- Stated problem -
Scan the listing below for the word "this" and state how many lines hold it. Write nothing but the number.

__________

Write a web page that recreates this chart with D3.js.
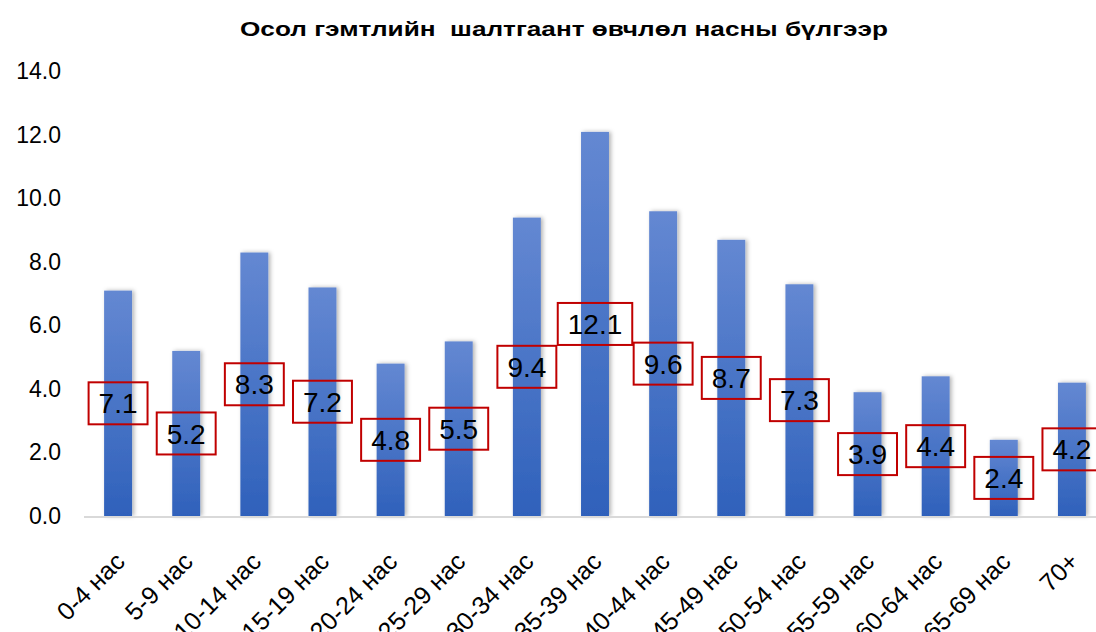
<!DOCTYPE html>
<html>
<head>
<meta charset="utf-8">
<script src="https://cdn.jsdelivr.net/npm/d3@7"></script>
<style>
    body { margin: 0; background: #fff; }
    svg { display: block; font-family: 'Liberation Sans', Arial, sans-serif; }
</style>
</head>
<body>
<div id="chart"></div>
<script>
// Chart data
var ageGroups = ['0-4 нас', '5-9 нас', '10-14 нас', '15-19 нас', '20-24 нас', '25-29 нас',
    '30-34 нас', '35-39 нас', '40-44 нас', '45-49 нас', '50-54 нас', '55-59 нас',
    '60-64 нас', '65-69 нас', '70+'];
var rates = [7.1, 5.2, 8.3, 7.2, 4.8, 5.5, 9.4, 12.1, 9.6, 8.7, 7.3, 3.9, 4.4, 2.4, 4.2];
var yTicks = [0, 2, 4, 6, 8, 10, 12, 14];
var chartTitle = 'Осол гэмтлийн  шалтгаант өвчлөл насны бүлгээр';

var svgWidth = 1096;
var svgHeight = 632;

var svg = d3.select('#chart')
    .append('svg')
    .attr('width', svgWidth)
    .attr('height', svgHeight);

// Gradient + shadow for bars
var defs = svg.append('defs');
var grad = defs.append('linearGradient')
    .attr('id', 'barGrad')
    .attr('x1', 0).attr('y1', 0).attr('x2', 0).attr('y2', 1);
grad.append('stop').attr('offset', '0%').attr('stop-color', '#6488d2');
grad.append('stop').attr('offset', '100%').attr('stop-color', '#2f61bb');

var shadow = defs.append('filter')
    .attr('id', 'barShadow')
    .attr('x', '-30%').attr('y', '-5%').attr('width', '160%').attr('height', '110%');
shadow.append('feDropShadow')
    .attr('dx', 2).attr('dy', 0)
    .attr('stdDeviation', 2)
    .attr('flood-color', '#000')
    .attr('flood-opacity', 0.3);

// Scales
var xScale = d3.scaleBand()
    .domain(ageGroups)
    .range([84, 1106])
    .paddingInner(0.59)
    .paddingOuter(0.295);

var yScale = d3.scaleLinear()
    .domain([0, 14])
    .range([516, 71.6]);

// Title
svg.append('text')
    .attr('x', 564)
    .attr('y', 36)
    .attr('text-anchor', 'middle')
    .attr('font-size', 21)
    .attr('font-weight', 'bold')
    .attr('textLength', 648)
    .attr('lengthAdjust', 'spacingAndGlyphs')
    .style('white-space', 'pre')
    .text(chartTitle);

// Y axis (labels only)
var yAxis = d3.axisLeft(yScale)
    .tickValues(yTicks)
    .tickFormat(d3.format('.1f'))
    .tickSize(0)
    .tickPadding(0);

var yAxisGroup = svg.append('g')
    .attr('transform', 'translate(61, 0)')
    .call(yAxis);
yAxisGroup.select('.domain').remove();
yAxisGroup.selectAll('text')
    .attr('font-size', 23)
    .attr('font-family', "'Liberation Sans', Arial, sans-serif")
    .attr('fill', '#000');

// Bars
svg.append('g')
    .selectAll('rect')
    .data(rates)
    .enter()
    .append('rect')
    .attr('x', (d, i) => xScale(ageGroups[i]))
    .attr('y', d => yScale(d))
    .attr('width', xScale.bandwidth())
    .attr('height', d => yScale(0) - yScale(d))
    .attr('fill', 'url(#barGrad)')
    .attr('filter', 'url(#barShadow)');

// X axis line
svg.append('line')
    .attr('x1', 84)
    .attr('x2', svgWidth)
    .attr('y1', yScale(0) + 1)
    .attr('y2', yScale(0) + 1)
    .attr('stroke', '#d9d9d9')
    .attr('stroke-width', 2);

// X labels, rotated (long ones run off the bottom edge, as in the original)
var xAxis = d3.axisBottom(xScale).tickSize(0).tickPadding(0);
var xAxisGroup = svg.append('g')
    .attr('transform', `translate(0, ${yScale(0)})`)
    .call(xAxis);
xAxisGroup.select('.domain').remove();
xAxisGroup.selectAll('text')
    .attr('font-size', 25)
    .attr('font-family', "'Liberation Sans', Arial, sans-serif")
    .attr('fill', '#000')
    .attr('text-anchor', 'end')
    .attr('y', 0)
    .attr('dy', '0.35em')
    .attr('transform', 'translate(2, 41) rotate(-45)')
    .style('white-space', 'pre');

// Data labels in red boxes, centred on bar mid-height
var labels = svg.append('g')
    .selectAll('g')
    .data(rates)
    .enter()
    .append('g')
    .attr('transform', (d, i) => `translate(${xScale(ageGroups[i]) + xScale.bandwidth() / 2}, ${yScale(d / 2)})`);

labels.append('text')
    .attr('text-anchor', 'middle')
    .attr('dy', '0.36em')
    .attr('font-size', 28)
    .attr('fill', '#000')
    .text(d => d.toFixed(1));

labels.each(function () {
    var g = d3.select(this);
    var bb = g.select('text').node().getBBox();
    var padX = 10;
    g.insert('rect', 'text')
        .attr('x', -bb.width / 2 - padX)
        .attr('y', -21)
        .attr('width', bb.width + 2 * padX)
        .attr('height', 42)
        .attr('fill', 'none')
        .attr('stroke', '#c00000')
        .attr('stroke-width', 2);
});
</script>
</body>
</html>
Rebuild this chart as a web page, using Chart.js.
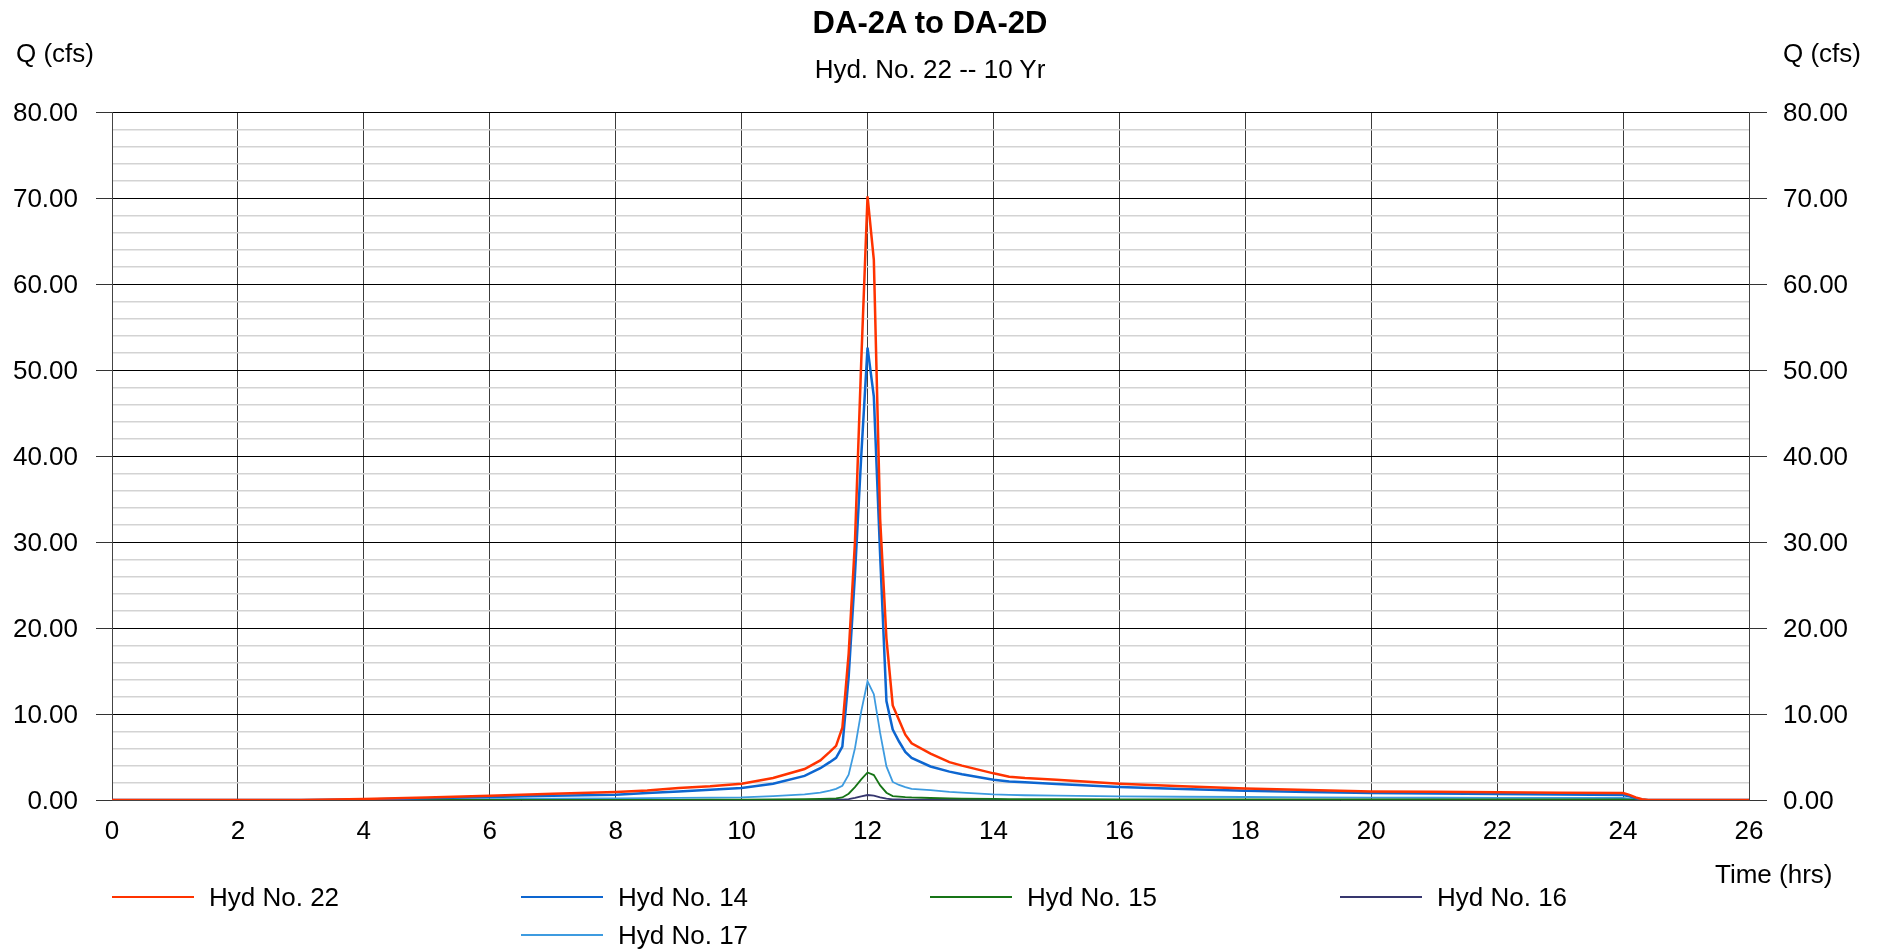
<!DOCTYPE html>
<html>
<head>
<meta charset="utf-8">
<title>DA-2A to DA-2D</title>
<script src="https://cdn.jsdelivr.net/npm/chart.js@4.4.1/dist/chart.umd.min.js"></script>
<style>
  body { margin: 0; background: #fff; }
  #wrap { position: relative; width: 1885px; height: 950px; font-family: "Liberation Sans", Arial, sans-serif; color: #000; }
  #chart { position: absolute; left: 0; top: 0; }
  .txt { position: absolute; line-height: 1; white-space: nowrap; font-size: 26px; }
  .center { transform: translateX(-50%); }
  .leg-line { position: absolute; width: 82px; height: 2px; }
</style>
</head>
<body>
<div id="wrap">
  <canvas id="chart" width="1885" height="950"></canvas>
  <div class="txt center" style="left:930px; top:7px; font-size:31px; font-weight:bold;">DA-2A to DA-2D</div>
  <div class="txt center" style="left:930px; top:56px;">Hyd. No. 22 -- 10 Yr</div>
  <div class="txt" style="left:16px; top:40px;">Q (cfs)</div>
  <div class="txt" style="left:1783px; top:40px;">Q (cfs)</div>
  <div class="txt" style="left:1715px; top:861px;">Time (hrs)</div>
  <div id="legend"></div>
</div>
<script>
//********************* data *********************
// time (hrs) shared by every hydrograph
const times = [0, 1, 2, 3, 3.5, 4, 5, 6, 7, 8, 8.5, 9, 9.5, 10, 10.5, 11, 11.25, 11.4, 11.5,
  11.6, 11.7, 11.8, 11.9, 12, 12.1, 12.2, 12.3, 12.4, 12.5, 12.6, 12.7, 13, 13.3, 13.5, 14, 14.25, 14.5, 15,
  16, 17, 18, 19, 20, 21, 22, 23, 24, 24.1, 24.2, 24.3, 24.4, 26];
// Q (cfs) for each hydrograph
const hyd22 = [0, 0, 0, 0, 0.05, 0.12, 0.3, 0.5, 0.72, 0.93, 1.1, 1.4, 1.6, 1.9, 2.55, 3.6, 4.6, 5.6, 6.3,
  8.4, 17.0, 30.0, 51.0, 70.2, 62.8, 32.7, 18.8, 11.0, 9.3, 7.6, 6.6, 5.4, 4.4, 4.0, 3.1, 2.7, 2.55, 2.35,
  1.9, 1.6, 1.35, 1.16, 1.0, 0.95, 0.9, 0.85, 0.81, 0.6, 0.3, 0.08, 0, 0];
const hyd14 = [0, 0, 0, 0, 0.02, 0.05, 0.2, 0.35, 0.5, 0.62, 0.8, 1.0, 1.2, 1.4, 1.9, 2.8, 3.7, 4.4, 4.9,
  6.2, 14.3, 26.2, 40.0, 52.6, 46.9, 28.5, 11.5, 8.2, 6.8, 5.6, 4.9, 3.9, 3.3, 3.0, 2.35, 2.15, 2.05, 1.86,
  1.51, 1.28, 1.08, 0.93, 0.81, 0.75, 0.7, 0.64, 0.58, 0.42, 0.2, 0.05, 0, 0];
const hyd15 = [0, 0, 0, 0, 0, 0, 0, 0, 0, 0, 0.01, 0.02, 0.03, 0.04, 0.06, 0.1, 0.13, 0.17, 0.2,
  0.3, 0.73, 1.5, 2.4, 3.2, 2.9, 1.7, 0.85, 0.46, 0.4, 0.34, 0.3, 0.23, 0.18, 0.16, 0.12, 0.11, 0.11, 0.1,
  0.08, 0.08, 0.07, 0.07, 0.07, 0.07, 0.06, 0.06, 0.06, 0.04, 0.02, 0.01, 0, 0];
const hyd16 = [0, 0, 0, 0, 0, 0, 0, 0, 0, 0, 0, 0, 0, 0, 0.01, 0.01, 0.02, 0.02, 0.03,
  0.05, 0.1, 0.25, 0.42, 0.58, 0.5, 0.3, 0.15, 0.07, 0.06, 0.05, 0.05, 0.04, 0.03, 0.03, 0.03, 0.02, 0.02, 0.02,
  0.02, 0.02, 0.02, 0.02, 0.02, 0.02, 0.02, 0.02, 0.02, 0.01, 0.01, 0, 0, 0];
const hyd17 = [0, 0, 0, 0, 0, 0, 0.05, 0.1, 0.15, 0.2, 0.22, 0.25, 0.28, 0.3, 0.45, 0.65, 0.85, 1.1, 1.3,
  1.66, 2.94, 6.0, 10.3, 13.8, 12.3, 7.8, 3.9, 2.1, 1.75, 1.5, 1.3, 1.15, 0.95, 0.85, 0.65, 0.6, 0.55, 0.5,
  0.42, 0.38, 0.35, 0.3, 0.27, 0.26, 0.25, 0.24, 0.23, 0.15, 0.07, 0.02, 0, 0];

const seriesNames = ['Hyd No. 22', 'Hyd No. 14', 'Hyd No. 15', 'Hyd No. 16', 'Hyd No. 17'];
const seriesValues = [hyd22, hyd14, hyd15, hyd16, hyd17];
const seriesColors = ['#ff3300', '#0d66d0', '#167416', '#36366e', '#3d9be0'];
const seriesWidths = [2.5, 2.5, 1.8, 1.8, 1.8];

// axis ranges
const timeMin = 0, timeMax = 26, timeStep = 2;
const qMin = 0, qMax = 80, qMinorStep = 2, qMajorStep = 10;

//********************* helpers *********************
const FONT = '"Liberation Sans", Arial, sans-serif';
const isMajor = (ctx) => ctx.tick && ctx.tick.value % qMajorStep === 0;
const qLabel = (value) => (value % qMajorStep === 0 ? value.toFixed(2) : '');

const makeDataset = (i) => ({
  label: seriesNames[i],
  data: times.map((t, k) => ({ x: t, y: seriesValues[i][k] })),
  borderColor: seriesColors[i],
  backgroundColor: seriesColors[i],
  borderWidth: seriesWidths[i],
  pointRadius: 0,
  tension: 0,
  fill: false
});

// legend laid out as in the picture: 4 columns, 5th item under the 2nd
const legendSpots = [[112, 897], [521, 897], [930, 897], [1340, 897], [521, 935]];
const printLegend = () => {
  const legend = document.getElementById('legend');
  seriesNames.forEach((name, i) => {
    const [x, y] = legendSpots[i];
    legend.insertAdjacentHTML('beforeend',
      `<div class="leg-line" style="left:${x}px; top:${y - 1}px; background:${seriesColors[i]};"></div>
       <div class="txt" style="left:${x + 97}px; top:${y - 13}px;">${name}</div>`);
  });
};

//********************* chart *********************
new Chart(document.getElementById('chart'), {
  type: 'line',
  data: { datasets: seriesNames.map((n, i) => makeDataset(i)) },
  options: {
    responsive: false,
    animation: false,
    devicePixelRatio: 1,
    layout: { padding: { top: 112, bottom: 100, left: 0, right: 0 } },
    plugins: { legend: { display: false }, title: { display: false }, tooltip: { enabled: false } },
    scales: {
      x: {
        type: 'linear',
        min: timeMin,
        max: timeMax,
        afterFit: (scale) => { scale.height = 50; },
        ticks: { stepSize: timeStep, color: '#000', padding: 16, font: { family: FONT, size: 26 } },
        grid: { color: '#3c3c3c', lineWidth: 1, drawTicks: false },
        border: { color: '#444' }
      },
      y: {
        position: 'left',
        min: qMin,
        max: qMax,
        afterFit: (scale) => { scale.width = 112; },
        ticks: { stepSize: qMinorStep, autoSkip: false, callback: qLabel, color: '#000', padding: 18, labelOffset: 2, font: { family: FONT, size: 26 } },
        grid: {
          color: (ctx) => (isMajor(ctx) ? '#000' : '#d3d3d3'),
          tickColor: (ctx) => (isMajor(ctx) ? '#333' : 'rgba(0,0,0,0)'),
          tickLength: 16,
          lineWidth: (ctx) => (isMajor(ctx) ? 1 : 1.4)
        },
        border: { color: '#444' }
      },
      y2: {
        position: 'right',
        min: qMin,
        max: qMax,
        afterFit: (scale) => { scale.width = 136; },
        ticks: { stepSize: qMinorStep, autoSkip: false, callback: qLabel, color: '#000', padding: 16, labelOffset: 2, font: { family: FONT, size: 26 } },
        grid: {
          drawOnChartArea: false,
          tickColor: (ctx) => (isMajor(ctx) ? '#333' : 'rgba(0,0,0,0)'),
          tickLength: 18
        },
        border: { color: '#444' }
      }
    }
  }
});

printLegend();
</script>
</body>
</html>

__________

- Worked solution -
3